Plenary Session: Perspectives of the TCSP Program from Partner Organizations


One set of questions from participants focused on the role of state DOTs in funding "alternative" projects. A participant from local government noted that their state DOT primarily funds roads and that it is difficult to obtain funding for transit, bicycle, and pedestrian projects. Another noted the "mythical flexibility of highway funds" and that in many states it is a difficult political fight to free up highway resources for other projects. Mr. Millar responded that no one starts with money - only good ideas - and that people need to develop ideas that capture peoples' imaginations and then look at how to assemble resources. He also noted that $1.5 billion in highway funds have been transferred to other projects this year, mostly in a small number of states, although to date 45 states have made some use of the flexibility provision. Also, DOTs can change, as evidenced by the fact that Caltrans is now responsible for one of the largest transfers of funds and represents a high transit use state. "Today's exception can become tomorrow's norm."

A second set of questions focused on the role of MPOs in land use. A participant noted that their MPO is "tacitly supportive" of land use strategies, but is reluctant to get involved in land use planning issues since they don't view themselves as a land use agency. Ms. Oakley responded they may need pressure from the bottom up to "get into the land use business." This may mean working with jurisdictions on local comprehensive plans to beef up transportation components, which will force a dialogue with the MPO. Ms. Twaddell noted that in Charlottesville, transportation and development principles must be included in both the long-range transportation plan and local comprehensive plans. Mr. Kienitz noted that the MPO is really two different groups: the MPO staff and the MPO board. The board is somehow accountable to the public. The strength and power of the staff vs. the board varies among MPOs. Be opportunistic and know who you are dealing with.

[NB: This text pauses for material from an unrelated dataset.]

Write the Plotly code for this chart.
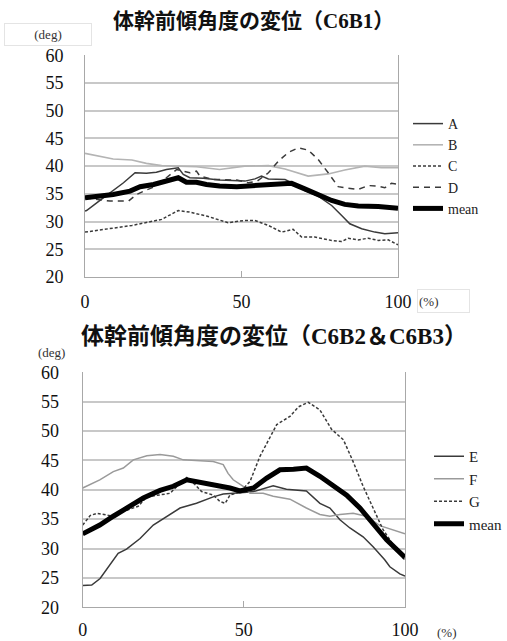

One participant expressed frustration over the difficulty of balancing federal requirements to develop a 25-year long-range plan -- containing specific projects -- with the need to study the environmental and community impacts of each project before approving it. Ms. Oakley noted that an MPO cannot fund a major investment study in its long-range plan, and needs to have a project, not idea. One solution might be to put a "dotted line" on the map representing a road study (not funded for construction) that would make a good candidate for an MIS.